To do ::
Reproduce the lines below exactly, from the one containing "What Altair code" through the one containing "import pandas as pd", both included. Leave out any pictures.

Data in this exercise ::
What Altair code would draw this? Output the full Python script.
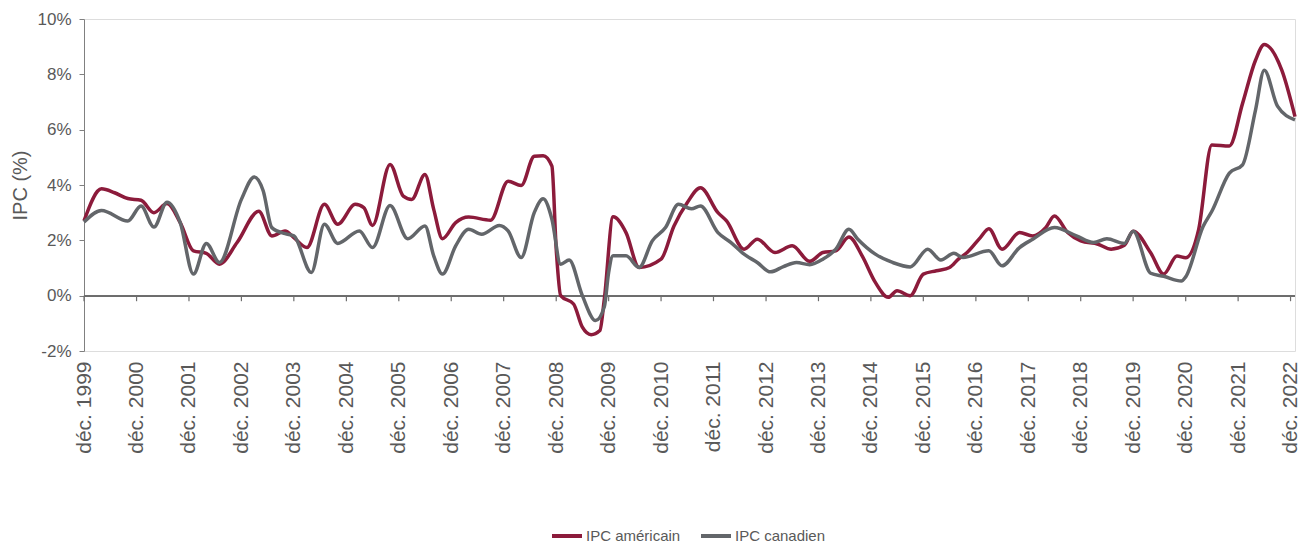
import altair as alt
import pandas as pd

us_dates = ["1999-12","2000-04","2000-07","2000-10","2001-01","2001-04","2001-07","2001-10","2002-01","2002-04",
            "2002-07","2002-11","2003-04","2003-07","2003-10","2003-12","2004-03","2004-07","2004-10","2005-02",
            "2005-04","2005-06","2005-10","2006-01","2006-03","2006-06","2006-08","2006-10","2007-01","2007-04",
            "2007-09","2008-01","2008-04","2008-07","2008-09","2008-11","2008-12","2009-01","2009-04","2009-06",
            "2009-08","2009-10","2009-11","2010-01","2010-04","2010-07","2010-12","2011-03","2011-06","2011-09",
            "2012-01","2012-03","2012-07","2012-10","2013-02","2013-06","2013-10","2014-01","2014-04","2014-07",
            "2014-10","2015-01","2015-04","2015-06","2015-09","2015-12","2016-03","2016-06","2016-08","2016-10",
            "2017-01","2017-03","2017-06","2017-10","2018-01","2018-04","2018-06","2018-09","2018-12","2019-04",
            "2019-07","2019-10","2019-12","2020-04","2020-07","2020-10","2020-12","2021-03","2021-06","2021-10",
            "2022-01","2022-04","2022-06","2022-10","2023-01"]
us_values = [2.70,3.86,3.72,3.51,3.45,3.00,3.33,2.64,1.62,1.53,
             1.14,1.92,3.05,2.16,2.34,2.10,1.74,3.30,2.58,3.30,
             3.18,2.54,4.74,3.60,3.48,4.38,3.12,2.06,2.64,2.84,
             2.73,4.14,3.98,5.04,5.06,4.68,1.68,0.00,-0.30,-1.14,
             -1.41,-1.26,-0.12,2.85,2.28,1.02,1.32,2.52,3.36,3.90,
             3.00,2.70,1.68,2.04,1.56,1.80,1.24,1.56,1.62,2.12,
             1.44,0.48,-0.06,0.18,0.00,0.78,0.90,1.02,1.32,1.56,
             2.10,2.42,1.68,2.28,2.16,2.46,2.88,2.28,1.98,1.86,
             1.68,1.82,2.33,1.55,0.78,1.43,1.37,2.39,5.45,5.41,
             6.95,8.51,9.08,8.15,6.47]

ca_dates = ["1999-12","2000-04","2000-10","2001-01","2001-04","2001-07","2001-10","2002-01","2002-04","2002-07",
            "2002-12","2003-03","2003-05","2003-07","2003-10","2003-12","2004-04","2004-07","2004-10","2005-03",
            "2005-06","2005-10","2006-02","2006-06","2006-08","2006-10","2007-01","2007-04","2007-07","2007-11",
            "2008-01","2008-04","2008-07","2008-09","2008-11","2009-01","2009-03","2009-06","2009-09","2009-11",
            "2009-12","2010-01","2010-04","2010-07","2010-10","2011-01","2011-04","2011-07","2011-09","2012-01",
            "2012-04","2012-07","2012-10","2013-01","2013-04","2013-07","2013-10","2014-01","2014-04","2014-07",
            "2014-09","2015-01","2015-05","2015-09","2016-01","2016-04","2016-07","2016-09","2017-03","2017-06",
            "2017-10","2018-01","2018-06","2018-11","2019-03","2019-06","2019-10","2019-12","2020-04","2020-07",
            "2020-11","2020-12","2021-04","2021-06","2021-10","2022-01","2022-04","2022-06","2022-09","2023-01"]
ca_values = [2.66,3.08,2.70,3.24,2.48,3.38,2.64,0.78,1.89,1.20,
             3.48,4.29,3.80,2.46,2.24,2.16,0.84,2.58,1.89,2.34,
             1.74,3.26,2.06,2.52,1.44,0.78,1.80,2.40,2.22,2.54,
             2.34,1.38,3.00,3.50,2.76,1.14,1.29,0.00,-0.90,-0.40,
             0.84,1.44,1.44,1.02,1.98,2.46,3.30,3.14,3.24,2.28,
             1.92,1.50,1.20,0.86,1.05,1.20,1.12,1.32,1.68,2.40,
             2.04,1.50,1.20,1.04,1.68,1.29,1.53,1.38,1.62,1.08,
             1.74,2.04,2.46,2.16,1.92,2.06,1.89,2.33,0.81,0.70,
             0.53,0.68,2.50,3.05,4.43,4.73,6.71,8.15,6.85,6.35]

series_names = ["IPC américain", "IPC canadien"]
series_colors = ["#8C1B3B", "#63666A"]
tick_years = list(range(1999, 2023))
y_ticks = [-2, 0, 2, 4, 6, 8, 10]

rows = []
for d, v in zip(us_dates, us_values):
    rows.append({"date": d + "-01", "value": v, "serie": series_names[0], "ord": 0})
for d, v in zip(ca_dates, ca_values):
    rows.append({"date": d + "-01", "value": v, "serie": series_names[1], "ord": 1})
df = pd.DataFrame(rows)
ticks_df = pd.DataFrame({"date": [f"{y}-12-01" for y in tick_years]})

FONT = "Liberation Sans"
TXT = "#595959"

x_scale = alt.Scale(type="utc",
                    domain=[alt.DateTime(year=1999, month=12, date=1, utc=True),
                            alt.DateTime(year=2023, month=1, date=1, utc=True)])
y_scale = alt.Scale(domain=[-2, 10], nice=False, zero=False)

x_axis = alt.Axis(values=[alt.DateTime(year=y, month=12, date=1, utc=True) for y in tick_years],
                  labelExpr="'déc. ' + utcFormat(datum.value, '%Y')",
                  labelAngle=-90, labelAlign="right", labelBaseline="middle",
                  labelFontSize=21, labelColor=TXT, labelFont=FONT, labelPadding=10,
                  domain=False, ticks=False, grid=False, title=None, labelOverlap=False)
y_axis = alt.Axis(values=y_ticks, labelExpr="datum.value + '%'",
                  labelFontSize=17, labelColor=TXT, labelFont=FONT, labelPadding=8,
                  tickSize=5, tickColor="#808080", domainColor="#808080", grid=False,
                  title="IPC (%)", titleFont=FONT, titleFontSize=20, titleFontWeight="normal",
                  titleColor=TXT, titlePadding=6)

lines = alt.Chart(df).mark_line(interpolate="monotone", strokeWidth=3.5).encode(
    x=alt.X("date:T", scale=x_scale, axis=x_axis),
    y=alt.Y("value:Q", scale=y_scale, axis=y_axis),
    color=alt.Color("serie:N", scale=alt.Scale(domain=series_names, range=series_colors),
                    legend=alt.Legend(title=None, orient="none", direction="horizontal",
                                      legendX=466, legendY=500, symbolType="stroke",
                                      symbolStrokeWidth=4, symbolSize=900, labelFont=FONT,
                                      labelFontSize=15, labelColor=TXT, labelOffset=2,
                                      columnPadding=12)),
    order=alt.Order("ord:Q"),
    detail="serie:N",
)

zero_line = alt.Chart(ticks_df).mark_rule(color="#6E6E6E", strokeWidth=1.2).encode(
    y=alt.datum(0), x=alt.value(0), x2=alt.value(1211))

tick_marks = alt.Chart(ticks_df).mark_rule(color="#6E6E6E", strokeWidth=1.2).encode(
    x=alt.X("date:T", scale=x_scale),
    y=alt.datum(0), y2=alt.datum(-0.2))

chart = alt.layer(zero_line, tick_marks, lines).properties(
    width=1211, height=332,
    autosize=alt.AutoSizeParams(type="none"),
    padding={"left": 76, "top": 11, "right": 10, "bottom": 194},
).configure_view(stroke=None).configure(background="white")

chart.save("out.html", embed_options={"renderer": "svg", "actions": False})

---

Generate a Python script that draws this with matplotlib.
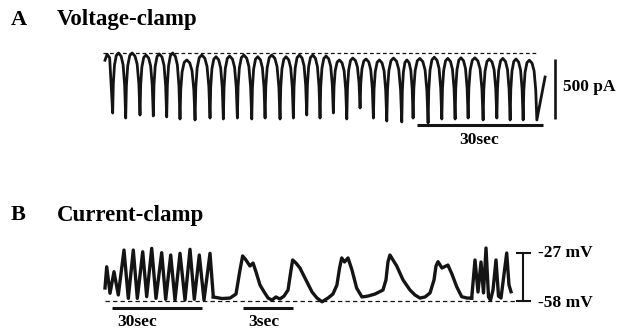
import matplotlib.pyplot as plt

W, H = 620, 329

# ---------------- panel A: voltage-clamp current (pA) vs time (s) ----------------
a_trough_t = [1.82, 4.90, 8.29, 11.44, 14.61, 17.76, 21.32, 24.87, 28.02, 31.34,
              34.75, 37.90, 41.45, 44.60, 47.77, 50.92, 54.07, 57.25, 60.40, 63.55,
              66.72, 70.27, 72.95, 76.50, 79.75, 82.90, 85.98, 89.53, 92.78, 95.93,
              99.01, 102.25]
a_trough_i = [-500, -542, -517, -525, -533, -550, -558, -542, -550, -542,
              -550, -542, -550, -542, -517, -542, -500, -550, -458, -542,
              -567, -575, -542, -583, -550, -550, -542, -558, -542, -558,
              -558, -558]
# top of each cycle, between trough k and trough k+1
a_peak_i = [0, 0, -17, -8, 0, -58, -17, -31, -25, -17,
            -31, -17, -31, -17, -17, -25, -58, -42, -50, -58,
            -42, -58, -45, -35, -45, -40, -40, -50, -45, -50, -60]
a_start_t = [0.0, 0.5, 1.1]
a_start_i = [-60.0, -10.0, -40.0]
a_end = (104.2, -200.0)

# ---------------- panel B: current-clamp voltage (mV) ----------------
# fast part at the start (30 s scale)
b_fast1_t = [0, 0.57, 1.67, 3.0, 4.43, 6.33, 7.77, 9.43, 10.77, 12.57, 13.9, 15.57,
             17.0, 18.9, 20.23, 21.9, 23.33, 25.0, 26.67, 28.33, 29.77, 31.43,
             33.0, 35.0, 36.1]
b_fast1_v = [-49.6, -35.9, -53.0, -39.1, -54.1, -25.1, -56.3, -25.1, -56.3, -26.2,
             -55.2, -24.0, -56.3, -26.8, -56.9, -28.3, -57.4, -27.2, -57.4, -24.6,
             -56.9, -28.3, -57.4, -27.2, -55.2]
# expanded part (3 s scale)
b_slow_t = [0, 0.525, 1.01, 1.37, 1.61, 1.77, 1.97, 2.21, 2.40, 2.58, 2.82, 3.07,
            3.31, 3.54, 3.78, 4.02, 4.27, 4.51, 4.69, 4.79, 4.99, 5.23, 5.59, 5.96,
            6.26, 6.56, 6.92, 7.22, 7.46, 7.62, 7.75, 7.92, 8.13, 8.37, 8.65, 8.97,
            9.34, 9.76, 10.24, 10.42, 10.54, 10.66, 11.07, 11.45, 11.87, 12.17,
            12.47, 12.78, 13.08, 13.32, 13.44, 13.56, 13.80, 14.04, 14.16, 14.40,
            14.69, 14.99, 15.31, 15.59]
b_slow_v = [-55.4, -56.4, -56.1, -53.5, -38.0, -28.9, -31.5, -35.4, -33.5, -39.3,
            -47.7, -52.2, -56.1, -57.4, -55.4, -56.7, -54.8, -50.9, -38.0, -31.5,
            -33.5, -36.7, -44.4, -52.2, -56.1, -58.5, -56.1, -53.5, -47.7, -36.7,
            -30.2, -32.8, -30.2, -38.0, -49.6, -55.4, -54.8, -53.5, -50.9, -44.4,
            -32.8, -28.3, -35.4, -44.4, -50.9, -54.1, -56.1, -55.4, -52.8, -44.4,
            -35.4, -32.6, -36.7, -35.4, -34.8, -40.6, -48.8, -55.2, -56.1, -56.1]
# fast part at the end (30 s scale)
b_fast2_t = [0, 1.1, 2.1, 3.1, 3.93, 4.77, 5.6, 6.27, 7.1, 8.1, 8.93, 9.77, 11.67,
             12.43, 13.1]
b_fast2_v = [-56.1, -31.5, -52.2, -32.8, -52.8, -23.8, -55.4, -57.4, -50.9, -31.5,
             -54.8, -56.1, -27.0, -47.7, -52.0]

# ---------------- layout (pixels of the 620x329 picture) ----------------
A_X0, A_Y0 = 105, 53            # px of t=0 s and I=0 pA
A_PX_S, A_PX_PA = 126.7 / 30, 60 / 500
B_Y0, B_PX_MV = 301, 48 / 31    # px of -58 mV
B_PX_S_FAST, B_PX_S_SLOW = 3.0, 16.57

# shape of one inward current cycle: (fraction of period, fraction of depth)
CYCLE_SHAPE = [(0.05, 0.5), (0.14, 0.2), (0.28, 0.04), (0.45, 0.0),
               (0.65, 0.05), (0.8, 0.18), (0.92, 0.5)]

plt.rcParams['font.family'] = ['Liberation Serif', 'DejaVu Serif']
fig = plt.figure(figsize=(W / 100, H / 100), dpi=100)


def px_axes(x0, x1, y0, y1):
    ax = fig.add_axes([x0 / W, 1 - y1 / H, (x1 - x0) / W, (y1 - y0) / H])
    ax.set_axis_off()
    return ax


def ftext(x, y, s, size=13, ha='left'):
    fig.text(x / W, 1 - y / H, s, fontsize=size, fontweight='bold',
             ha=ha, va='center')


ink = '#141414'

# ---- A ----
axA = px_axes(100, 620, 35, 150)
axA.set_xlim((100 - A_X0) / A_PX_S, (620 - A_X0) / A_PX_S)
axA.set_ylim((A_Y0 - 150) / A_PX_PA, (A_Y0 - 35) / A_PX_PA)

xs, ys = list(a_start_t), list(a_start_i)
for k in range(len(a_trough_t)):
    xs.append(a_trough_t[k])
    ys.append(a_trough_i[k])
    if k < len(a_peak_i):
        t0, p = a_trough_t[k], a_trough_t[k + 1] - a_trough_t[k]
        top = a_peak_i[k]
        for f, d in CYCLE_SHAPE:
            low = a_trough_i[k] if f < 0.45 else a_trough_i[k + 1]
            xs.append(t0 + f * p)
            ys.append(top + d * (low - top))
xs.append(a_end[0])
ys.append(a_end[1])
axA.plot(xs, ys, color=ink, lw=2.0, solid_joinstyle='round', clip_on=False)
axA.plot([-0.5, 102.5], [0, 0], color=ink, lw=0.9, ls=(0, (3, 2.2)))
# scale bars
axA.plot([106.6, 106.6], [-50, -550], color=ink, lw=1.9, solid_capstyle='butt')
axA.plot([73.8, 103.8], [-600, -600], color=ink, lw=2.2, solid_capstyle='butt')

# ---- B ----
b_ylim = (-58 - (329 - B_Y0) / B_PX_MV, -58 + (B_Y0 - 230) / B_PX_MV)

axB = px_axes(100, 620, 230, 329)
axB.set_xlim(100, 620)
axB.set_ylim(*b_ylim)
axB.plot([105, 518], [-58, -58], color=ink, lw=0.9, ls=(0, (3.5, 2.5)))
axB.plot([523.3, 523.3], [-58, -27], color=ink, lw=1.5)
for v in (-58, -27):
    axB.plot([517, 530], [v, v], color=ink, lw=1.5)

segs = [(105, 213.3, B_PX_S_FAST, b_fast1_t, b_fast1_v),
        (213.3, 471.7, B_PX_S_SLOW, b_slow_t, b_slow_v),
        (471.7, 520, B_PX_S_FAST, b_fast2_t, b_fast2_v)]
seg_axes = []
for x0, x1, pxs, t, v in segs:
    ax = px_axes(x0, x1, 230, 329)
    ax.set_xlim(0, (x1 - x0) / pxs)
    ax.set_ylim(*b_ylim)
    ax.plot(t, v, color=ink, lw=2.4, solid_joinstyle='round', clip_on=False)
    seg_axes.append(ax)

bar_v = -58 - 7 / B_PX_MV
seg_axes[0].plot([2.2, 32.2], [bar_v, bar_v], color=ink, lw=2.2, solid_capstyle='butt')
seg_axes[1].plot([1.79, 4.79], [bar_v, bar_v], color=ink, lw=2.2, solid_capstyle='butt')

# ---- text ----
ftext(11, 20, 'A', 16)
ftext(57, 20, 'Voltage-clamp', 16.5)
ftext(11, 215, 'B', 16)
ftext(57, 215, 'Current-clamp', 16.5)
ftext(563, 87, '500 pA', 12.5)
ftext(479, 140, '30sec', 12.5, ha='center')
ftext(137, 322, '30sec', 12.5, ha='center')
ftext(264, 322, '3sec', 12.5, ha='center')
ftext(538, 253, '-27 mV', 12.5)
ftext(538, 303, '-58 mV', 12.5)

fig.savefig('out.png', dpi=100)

* * *

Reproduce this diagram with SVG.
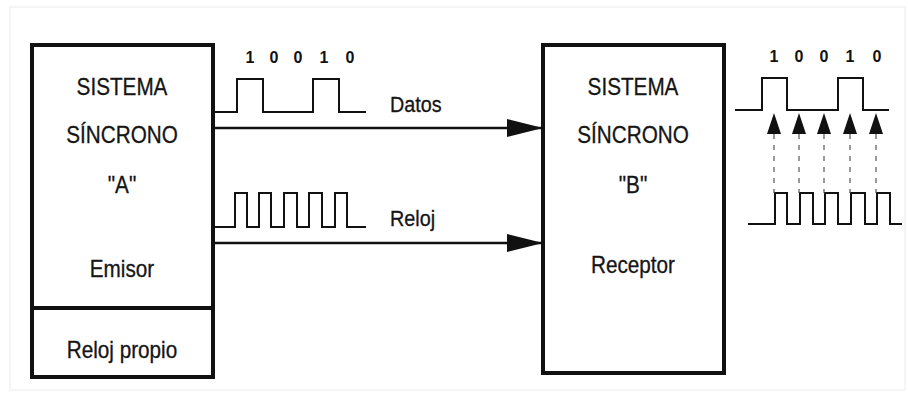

Correct output ::
What Altair code would draw this? Output the full Python script.
import altair as alt
import pandas as pd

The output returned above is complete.